Efficiency aside, we were somewhat disappointed in the raw performance of the EG45M-DS2H, even in view of the tradeoffs involved in its design. Whether it was our synthetic benchmark tests, our real-world application testing, or our direct hardware tests, the EG45M-DS2H managed to come up just shy of the Intel DG45ID’s already underwhelming performance from our last ‘budget’ motherboard review.

We did, however, see a marginal uptick in gaming performance from the G45 chipset, but you’d have a hard time convincing us that the tiny improvement in gaming performance was worth the loss of application performance that we observed.

The difference in app performance is probably not make-or-break in this case, but it was measurable. When we tested the EG45M-DS2H with a modest midrange GPU installed, we experienced first-hand the performance penalty paid for using the southbridge to feed the video card’s PCI-Express slot. The approach has potential merit if a low-end GPU is installed, but don’t even think about installing anything more than a bare-minimum card if you want to get the performance you paid for.

Even with the slow rollout of Intel’s new-generation Core i7 CPUs onto the market, the Core 2 microarchitecture and its 45nm process variants will continue to provide an important presence for Intel in the bang-for-the-buck CPU arena. For that reason, it’s unlikely that the Intel 4-series of chipsets are going to slip into irrelevance anytime soon.
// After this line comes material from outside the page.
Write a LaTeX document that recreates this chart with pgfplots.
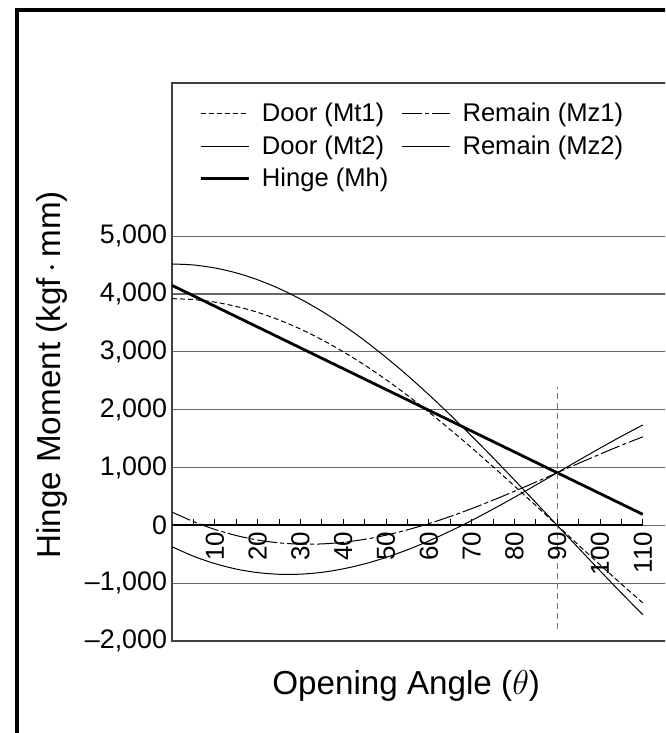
\documentclass[border=0pt]{standalone}
\usepackage{fontspec}
\setmainfont{Liberation Sans}
\usepackage{pgfplots}
\pgfplotsset{compat=1.18}
\usepackage{pgfplotstable}

\pgfplotstableread{
x    mt1    mt2    mz1    mz2    mh
0    3920   4520   230    -370   4150
5    3905   4503   65     -533   3970
10   3860   4451   -70    -661   3790
15   3786   4366   -176   -756   3610
20   3684   4247   -254   -817   3430
25   3553   4096   -303   -846   3250
30   3395   3914   -325   -844   3070
35   3211   3703   -321   -813   2890
40   3003   3462   -293   -752   2710
45   2772   3196   -242   -666   2530
50   2520   2905   -170   -555   2350
55   2248   2593   -78    -423   2170
60   1960   2260   30     -270   1990
65   1657   1910   153    -100   1810
70   1341   1546   289    84     1630
75   1015   1170   435    280    1450
80   681    785    589    485    1270
85   342    394    748    696    1090
90   0      0      910    910    910
95   -342   -394   1072   1124   730
100  -681   -785   1231   1335   550
105  -1015  -1170  1385   1540   370
110  -1341  -1546  1531   1736   190
}\datatable

\begin{document}
\begin{tikzpicture}
\useasboundingbox (0pt,0pt) rectangle (332.5pt,366.5pt);
\clip (0pt,0pt) rectangle (332.5pt,366.5pt);
\draw[line width=1.6pt] (8.5pt,-25pt) rectangle (380pt,361.5pt);
\begin{axis}[
  at={(86pt,46pt)}, anchor=south west,
  scale only axis, width=256.8pt, height=279pt,
  xmin=0, xmax=120, ymin=-2000, ymax=7650,
  xtick=\empty,
  ytick={-2000,-1000,0,1000,2000,3000,4000,5000},
  yticklabels={{\textendash 2,000},{\textendash 1,000},0,{1,000},{2,000},{3,000},{4,000},{5,000}},
  ymajorgrids, major grid style={draw=black!60, line width=0.6pt},
  major tick length=0pt,
  axis line style={draw=black!75, line width=0.75pt},
  yticklabel style={font=\fontsize{13.4}{16}\selectfont, xshift=1pt},
  ylabel={Hinge Moment (kgf\,$\cdot$\,mm)},
  ylabel style={font=\fontsize{16.6}{19}\selectfont, at={(axis description cs:-0.233,0.477)}, anchor=center},
  xlabel={Opening Angle ($\theta$)},
  xlabel style={font=\fontsize{16.6}{19}\selectfont, at={(axis description cs:0.456,-0.0806)}, anchor=center},
  legend columns=2,
  legend cell align=left,
  legend style={draw=none, fill=none, at={(axis description cs:0.052,0.972)}, anchor=north west,
    font=\fontsize{12.8}{15}\selectfont, inner sep=0pt,
    /tikz/every odd column/.append style={column sep=4pt},
    /tikz/every even column/.append style={column sep=4.5pt},
    row sep=1.5pt},
  legend image code/.code={\draw[#1] (0pt,0pt) -- (24pt,0pt);},
]
\addplot[black, line width=0.5pt, dash pattern=on 2.5pt off 1.5pt, smooth] table[x=x,y=mt1] {\datatable};
\addlegendentry{Door (Mt1)}
\addplot[black, line width=0.5pt, dash pattern=on 10pt off 1.5pt on 2pt off 1.5pt, smooth] table[x=x,y=mz1] {\datatable};
\addlegendentry{Remain (Mz1)}
\addplot[black, line width=0.5pt, smooth] table[x=x,y=mt2] {\datatable};
\addlegendentry{Door (Mt2)}
\addplot[black, line width=0.5pt, smooth] table[x=x,y=mz2] {\datatable};
\addlegendentry{Remain (Mz2)}
\addplot[black, line width=1.4pt, smooth] table[x=x,y=mh] {\datatable};
\addlegendentry{Hinge (Mh)}
\addplot[black!55, line width=0.6pt, dash pattern=on 3pt off 2pt, forget plot] coordinates {(90,-1800) (90,2400)};
\end{axis}
\begin{axis}[
  at={(86pt,104pt)}, anchor=south west,
  scale only axis, width=235.4pt, height=221pt,
  xmin=0, xmax=110, ymin=0, ymax=7650,
  axis x line=bottom, axis y line=none,
  x axis line style={-, draw=black, line width=0.6pt},
  xtick={10,20,...,110}, minor xtick={5,15,...,105},
  tick align=inside, major tick length=3pt, minor tick length=3pt,
  tick style={black, line width=0.5pt},
  /pgf/number format/assume math mode=true,
  xticklabel style={font=\fontsize{13}{15}\selectfont, rotate=90, anchor=east},
]
\end{axis}
\end{tikzpicture}
\end{document}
Gigabyte’s EG45M-DS2H is a versatile motherboard that can perform well in the role of a media center platform or as the basis for an inexpensive business PC workstation, but if you’ve got gaming on your mind, it’s best that you steer clear.

    Pros

  • Efficient power design.
  • G45 chipset lends media center capability.
  • Can use onboard IGP and discrete GPU simultaneously.
  • Plenty of expandability for older PCI devices.
    Cons

  • Underwhelming performance.
  • Can’t take advantage of high-performance discrete GPUs.
  • Suffers from immature chipset and IGP drivers.